The award, constituted in memory of the Norwegian human rights activist Prof  Thorolf Rafto, is given by the Rafto Foundation, a non-profit, non-partisan organization dedicated to promoting human rights around the world.

Parveena founded the APDP in 1994, four years after her 17-year-old son Javaid Ahmed Ahanger disappeared in military’s custody. In Jammu and Kashmir, 8,000-10,000 people have been subjected to enforced disappearance, mostly by the Indian military, since the armed rebellion against Indian rule broke out in the late 1980s. No culprit has ever been brought to justice for an enforced disappearance largely because the armed forces enjoy impunity under laws such as the Armed Forces Special Powers Act.

Parveena speaks to Ink about the award and her work that earned it. 




How does it feel winning the Rafto Prize?

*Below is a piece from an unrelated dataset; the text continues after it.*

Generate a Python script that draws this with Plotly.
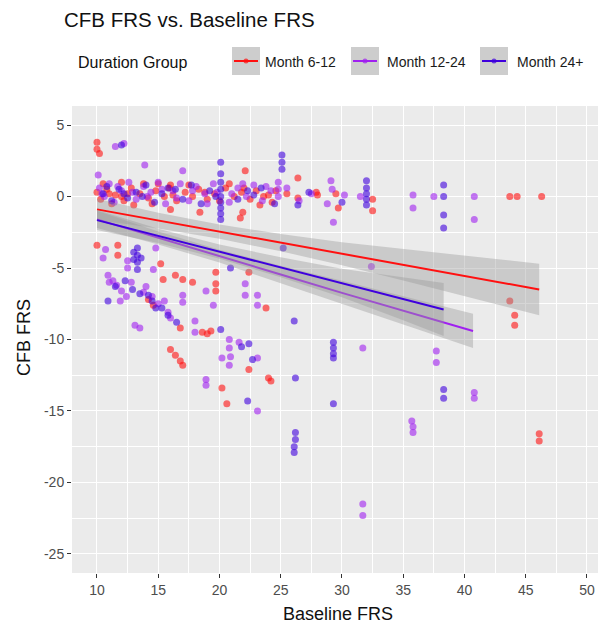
import plotly.graph_objects as go

# ---------------- data ----------------
groups = ["Month 6-12", "Month 12-24", "Month 24+"]
colors = ["#FF1010", "#A020F0", "#3F00DD"]

red_x = [10.0, 10.0, 10.2,
         10.0, 10.3, 10.8, 11.5, 12.2, 12.8, 13.5, 14.2, 14.8, 15.5, 15.9, 16.5, 17.2, 17.8, 18.3, 19.0,
         19.6, 20.5, 21.2, 21.8, 22.5, 23.0, 23.6, 24.3, 25.5, 28.0, 29.5,
         10.5, 11.2, 12.5, 13.8, 14.5, 16.2, 17.5, 18.8, 20.0, 20.8, 22.0, 23.3, 24.6, 12.0, 11.0,
         16.0, 16.0, 18.4, 21.9, 21.7, 22.1, 26.4, 24.0, 27.9, 29.7, 26.4, 32.5, 32.5, 43.7, 44.3, 46.3,
         13.0, 15.0, 12.0,
         10.0, 11.7, 11.7, 15.2, 15.4, 16.4, 17.0, 17.8, 19.7, 19.7, 19.7, 22.4, 23.8, 18.6, 19.0, 19.3,
         16.8, 16.0, 16.4, 16.8, 17.0, 20.2, 20.6, 22.4, 24.0, 24.2, 43.7, 44.1, 44.1, 46.1, 46.1,
         14.2, 14.6]
red_y = [3.8, 3.3, 3.0,
         0.3, -0.2, 0.5, 0.1, -0.3, 0.6, 0.2, -0.1, 0.4, 0.0, 0.6, -0.3, 0.3, 0.0, 0.5, -0.2,
         0.2, 0.6, 0.0, 0.3, -0.2, 0.4, 0.0, -0.4, 0.2, 0.1, 0.2,
         0.9, -0.5, 0.2, 0.9, -0.5, 0.1, 0.8, 0.3, -0.3, 0.9, 0.6, -0.6, 0.4, 0.0, 0.2,
         0.8, -0.9, -1.1, -1.1, -1.5, 1.8, 1.3, 0.1, 0.3, -0.8, -0.1, -0.2, -1.0, 0.0, 0.0, 0.0,
         -0.6, 0.9, 1.0,
         -3.4, -3.4, -4.1, -4.7, -5.8, -5.5, -5.8, -6.0, -5.3, -6.1, -6.6, -5.3, -7.8, -9.5, -9.6, -9.4,
         -9.2, -10.7, -11.1, -11.5, -11.8, -13.4, -14.5, -12.1, -12.7, -12.9, -7.3, -8.3, -9.0, -16.6, -17.1,
         -7.2, -7.6]

purple_x = [11.5, 12.2,
            10.1, 13.9, 17.0, 24.8, 29.1, 29.3, 35.8, 35.8, 37.5, 40.8, 40.8, 32.4,
            10.2, 10.6, 11.0, 11.4, 12.0, 12.6, 13.2, 13.8, 14.4, 15.0, 15.6, 16.2, 16.8, 17.5, 18.1, 18.8,
            19.5, 20.8, 21.5, 22.2, 22.8, 23.5, 24.2, 24.8, 24.8, 26.5, 27.5, 28.8, 29.2, 30.2, 31.5,
            10.4, 11.7, 12.9, 14.1, 15.3, 16.5, 17.8, 19.0, 19.8, 21.0, 21.9, 23.8, 25.5,
            11.0, 12.4, 14.0, 15.5, 16.0, 12.8,
            10.7, 14.8, 14.6, 10.9, 11.3, 11.6, 12.0, 11.9, 13.8, 14.5, 15.0, 15.8, 13.1, 13.5, 17.0, 17.0,
            18.0, 18.0, 18.9, 19.5, 22.1, 22.1, 23.1, 23.1, 20.8, 20.8, 20.9, 20.8, 20.2, 21.6, 18.9, 18.9,
            23.1, 23.1, 31.7, 35.7, 35.8, 35.8, 37.7, 37.7, 40.8, 40.8, 31.7, 31.7, 12.5, 12.5, 10.5]
purple_y = [3.5, 3.7,
            1.5, 2.2, 1.8, 1.0, 1.1, -1.8, 0.1, -0.8, 0.0, 0.0, -1.6, -4.9,
            0.6, 0.0, 0.9, -0.4, 0.4, 1.0, -0.2, 0.7, 0.3, 1.0, -0.5, 0.4, 0.9, -0.3, 0.7, 0.2,
            0.9, -0.4, 0.6, 0.0, 0.8, -0.3, 0.4, 0.0, 0.5, -0.3, 0.2, -0.5, 0.5, 0.1, 0.0,
            0.2, 0.7, 0.3, 0.0, 0.5, -0.1, 0.4, -0.5, 0.3, 0.2, 0.9, 0.7, 0.6,
            -6.0, -7.0, -6.3, -7.3, -8.5, -6.0,
            -3.7, -3.6, -5.1, -5.5, -5.9, -6.2, -6.6, -7.3, -6.7, -7.0, -7.5, -8.1, -9.0, -9.2, -6.9, -7.4,
            -8.7, -9.5, -6.6, -7.6, -6.1, -6.9, -7.6, -6.9, -10.0, -10.6, -11.2, -11.8, -11.3, -10.2, -12.8, -13.2,
            -11.3, -15.0, -10.6, -15.7, -16.1, -16.5, -10.8, -11.6, -13.7, -14.1, -21.5, -22.3, -4.5, -5.0, -4.3]

blue_x = [12.0,
          20.1, 20.1, 20.1, 20.1, 20.1, 20.1, 20.1, 20.1, 20.1,
          25.1, 25.1, 25.1,
          25.2, 32.0, 32.0, 32.0, 32.0, 32.0, 26.4, 38.3, 38.3, 38.3, 38.3,
          10.5, 11.2, 11.8, 12.5, 13.2, 14.0, 14.7, 15.3, 16.4, 17.7, 18.5, 19.2, 21.5, 22.8, 23.4, 24.5,
          27.3, 30.0,
          10.8, 12.2, 13.7, 15.8, 17.0, 19.7, 22.3,
          13.5, 14.2, 14.8, 11.5, 12.3, 13.0, 16.5,
          13.3, 13.3, 13.3, 13.3, 13.0, 13.6, 10.9, 12.9, 14.5, 15.3, 15.8, 20.9, 20.1, 22.4, 22.7, 22.3,
          26.1, 29.3, 29.3, 29.3, 29.3, 26.2, 29.3, 26.2, 26.2, 26.1, 26.1, 38.3, 38.3, 21.8]
blue_y = [3.6,
          2.4, 1.6, 1.0, 0.5, 0.0, -0.4, -0.8, -1.2, -1.6,
          2.9, 2.4, 1.9,
          -3.6, 1.1, 0.6, 0.2, -0.2, -0.6, -0.6, 0.8, 0.0, -1.3, -2.2,
          0.2, -0.3, 0.5, -0.1, 0.3, 0.8, -0.4, 0.2, 0.5, 0.8, -0.5, 0.4, -0.2, 0.1, 0.6, -0.5,
          0.3, -0.4,
          0.7, 0.2, 0.0, 0.6, -0.2, 0.0, 0.4,
          -6.8, -6.9, -7.8, -6.3, -5.9, -4.4, -8.8,
          -3.6, -4.1, -4.6, -5.1, -3.9, -4.3, -7.3, -6.5, -7.3, -7.8, -8.3, -5.0, -9.3, -10.3, -11.4, -14.3,
          -8.7, -10.2, -10.6, -11.0, -11.3, -12.7, -14.5, -16.5, -17.0, -17.5, -17.9, -13.5, -14.1, -10.5]

# linear-fit lines and confidence bands
red_fit_x = [10, 15, 20, 25, 30, 35, 40, 46.1]
red_fit_y = [-0.9, -1.68, -2.45, -3.23, -4.0, -4.78, -5.55, -6.5]
red_fit_lo = [-1.65, -2.23, -2.95, -3.83, -4.8, -5.88, -6.95, -8.3]
red_fit_hi = [-0.15, -1.13, -1.95, -2.63, -3.2, -3.68, -4.15, -4.7]

purple_fit_x = [10, 15, 20, 25, 30, 35, 40.7]
purple_fit_y = [-1.6, -2.9, -4.17, -5.45, -6.74, -8.0, -9.4]
purple_fit_lo = [-2.2, -3.35, -4.62, -6.05, -7.55, -8.95, -10.6]
purple_fit_hi = [-1.0, -2.45, -3.72, -4.85, -5.9, -6.95, -8.2]

blue_fit_x = [10, 15, 20, 25, 30, 35, 38.3]
blue_fit_y = [-1.65, -2.75, -3.85, -4.95, -6.05, -7.15, -7.9]
blue_fit_lo = [-2.35, -3.25, -4.35, -5.65, -7.05, -8.65, -9.75]
blue_fit_hi = [-0.95, -2.25, -3.35, -4.25, -5.05, -5.65, -6.05]

x_ticks = [10, 15, 20, 25, 30, 35, 40, 45, 50]
x_tick_labels = ["10", "15", "20", "25", "30", "35", "40", "45", "50"]
y_ticks = [5, 0, -5, -10, -15, -20, -25]
y_tick_labels = ["5", "0", "-5", "-10", "-15", "-20", "-25"]

# ---------------- figure ----------------
W, H = 598, 629
PL, PT, PR, PB = 72, 106, 598, 573
PW, PH = PR - PL, PB - PT


def fx(px):
    return (px - PL) / PW


def fy(py):
    return (PB - py) / PH


FONT = "Liberation Sans, Arial, sans-serif"
fig = go.Figure()

pts = [(red_x, red_y), (purple_x, purple_y), (blue_x, blue_y)]
for (xs, ys), name, c in zip(pts, groups, colors):
    fig.add_trace(go.Scatter(x=xs, y=ys, mode="markers", name=name, showlegend=False,
                             marker=dict(color=c, size=7, opacity=0.6, line=dict(width=0))))

fits = [(red_fit_x, red_fit_y, red_fit_lo, red_fit_hi),
        (purple_fit_x, purple_fit_y, purple_fit_lo, purple_fit_hi),
        (blue_fit_x, blue_fit_y, blue_fit_lo, blue_fit_hi)]
for (fxs, fys, lo, hi), name, c in zip(fits, groups, colors):
    fig.add_trace(go.Scatter(x=fxs + fxs[::-1], y=hi + lo[::-1], fill="toself",
                             fillcolor="rgba(153,153,153,0.4)", line=dict(width=0),
                             mode="lines", showlegend=False, hoverinfo="skip"))
    fig.add_trace(go.Scatter(x=fxs, y=fys, mode="lines", showlegend=False,
                             line=dict(color=c, width=2)))

shapes = []
annotations = []

# title
annotations.append(dict(text="CFB FRS vs. Baseline FRS", xref="paper", yref="paper",
                        x=fx(62), y=fy(20), xanchor="left", yanchor="middle", showarrow=False,
                        font=dict(family=FONT, size=20.5, color="#111111")))
# legend (manual)
annotations.append(dict(text="Duration Group", xref="paper", yref="paper",
                        x=fx(76), y=fy(63), xanchor="left", yanchor="middle", showarrow=False,
                        font=dict(family=FONT, size=16, color="#111111")))
key_left = [232, 351, 480]
label_left = [263, 385, 515]
for kx, lx, name, c in zip(key_left, label_left, groups, colors):
    shapes.append(dict(type="rect", xref="paper", yref="paper", x0=fx(kx), x1=fx(kx + 28),
                       y0=fy(47), y1=fy(75), fillcolor="#CDCDCD", line=dict(width=0), layer="above"))
    shapes.append(dict(type="line", xref="paper", yref="paper", x0=fx(kx + 2), x1=fx(kx + 26),
                       y0=fy(61), y1=fy(61), line=dict(color=c, width=2), layer="above"))
    shapes.append(dict(type="circle", xref="paper", yref="paper", x0=fx(kx + 11.5), x1=fx(kx + 16.5),
                       y0=fy(58.5), y1=fy(63.5), fillcolor=c, opacity=0.7, line=dict(width=0), layer="above"))
    annotations.append(dict(text=name, xref="paper", yref="paper", x=fx(lx), y=fy(62),
                            xanchor="left", yanchor="middle", showarrow=False,
                            font=dict(family=FONT, size=14, color="#1A1A1A")))

# axis titles
annotations.append(dict(text="Baseline FRS", xref="paper", yref="paper", x=fx(338), y=fy(614),
                        xanchor="center", yanchor="middle", showarrow=False,
                        font=dict(family=FONT, size=18, color="#111111")))
annotations.append(dict(text="CFB FRS", xref="paper", yref="paper", x=fx(24), y=fy(338),
                        xanchor="center", yanchor="middle", showarrow=False, textangle=-90,
                        font=dict(family=FONT, size=18, color="#111111")))

fig.update_layout(
    width=W, height=H,
    margin=dict(l=PL, r=W - PR, t=PT, b=H - PB, autoexpand=False),
    paper_bgcolor="white", plot_bgcolor="#EBEBEB",
    showlegend=False,
    shapes=shapes, annotations=annotations,
    font=dict(family=FONT),
)
fig.update_xaxes(range=[7.96, 50.9], tickmode="array", tickvals=x_ticks, ticktext=x_tick_labels,
                 automargin=False,
                 showgrid=True, gridcolor="white", gridwidth=1.4, zeroline=False,
                 ticks="outside", ticklen=4, tickcolor="#333333", tickwidth=1,
                 tickfont=dict(family=FONT, size=14, color="#4D4D4D"),
                 minor=dict(tickmode="array", tickvals=[7.5 + 5 * i for i in range(10)],
                            showgrid=True, gridcolor="white", gridwidth=0.6, ticks=""),
                 showline=False)
fig.update_yaxes(range=[-26.33, 6.33], tickmode="array", tickvals=y_ticks, ticktext=y_tick_labels,
                 automargin=False,
                 showgrid=True, gridcolor="white", gridwidth=1.4, zeroline=False,
                 ticks="outside", ticklen=4, tickcolor="#333333", tickwidth=1,
                 tickfont=dict(family=FONT, size=14, color="#4D4D4D"),
                 minor=dict(tickmode="array", tickvals=[2.5 - 5 * i for i in range(7)],
                            showgrid=True, gridcolor="white", gridwidth=0.6, ticks=""),
                 showline=False)

fig.write_html("out.html", config={"displayModeBar": False},
               post_script="document.body.style.margin='0px';document.body.style.overflow='hidden';")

It is an honor. It is a great moment for all of us associated with the APDP. It also means that our cause is getting international attention and that the global community is becoming aware of our plight.


Do you think this prize will have any effect on the cause you have fighting for so long?

I think it will help bring more international attention to the issue of enforced disappearance. It will help start a conversation in international forums about this issue, which is important. It will help build pressure on the Indian state to allow investigation into cases of enforcement disappointed. Also, by giving us this award, the global community recognises our cause.


You have been searching for your son for the last 27 years. Tell us about that quest?

Javaid was abducted by the army in 1990. I have been searching for him ever since. I have gone to every jail, every military camp, every police and every torture centre in Kashmir, and I have gone to many jails in India. But I haven’t found him so far. I have travelled bare feet, sometimes without having a proper meal for days together.

In the early 90s, as I was going around Kashmir searching for my son, I met mothers, fathers, wives who had met the same fate. I started bringing them together and in 1994, we formed the APDP -- in my kitchen. That’s how our movement began.

Since then, we have been protesting at various places, demanding our loved be returned. I have only ever asked one thing of the government: you took our sons and husbands, just tell us where you have kept them.


You have met many government officials, elected representatives and ministers to help get justice for the families of the forcibly disappeared. Did anything come of those meetings?

I approached many ministers and officials, police officers too. They all said we will give you justice. But they all just lie. The are only after their chairs. They don’t care about us, about the people. Even former chief minister Omar Abdullah promised us justice, but it was all a lie. I have no hope they will help us. And how can they? It is they who, along with the Indian state, are responsible for snatching our dear ones from us. What can we expect from the tyrants?


Do you still hope that your son will return?

All my hopes are pinned on Allah. I believe that my son will return and until he does or till I die, I will continue searching for him, waiting for him. I will continue to fight for justice. I will not forget.


Has the state ever pressured or intimidated you to stop your protests, your movement?

Yes, there was a pressure. They would also threaten. Initially, we protested outside the gate of the High Court but the police and the CRPF beat us and dragged us away. Then, we started protesting at other places but there too the forces would beat us. In fact, there is a case against me for indulging in anti-social activities.

But days went by, we didn’t care about the threats and continued on our path. The state has nothing to threaten us with. We only demand to know where they have you kept our dear ones. We will continue to ask that, again and again and again.


Do you have any hope of getting justice?

I do not have any hope from the state. All my hope is in Allah. But that does not mean I will stop fighting for justice. I will continue to fight on. This is a long fight and I am ready to fight it.


As a woman, how difficult was it for you to leave home and fight for justice?

It was very difficult. My children were young at that time and it was difficult to leave them home and go out to fight for our cause. My relatives were unhappy about my going out; they feared I would get killed. My husband too took issue with it, but I didn’t listen. I told everyone that I will not stop until I find my son.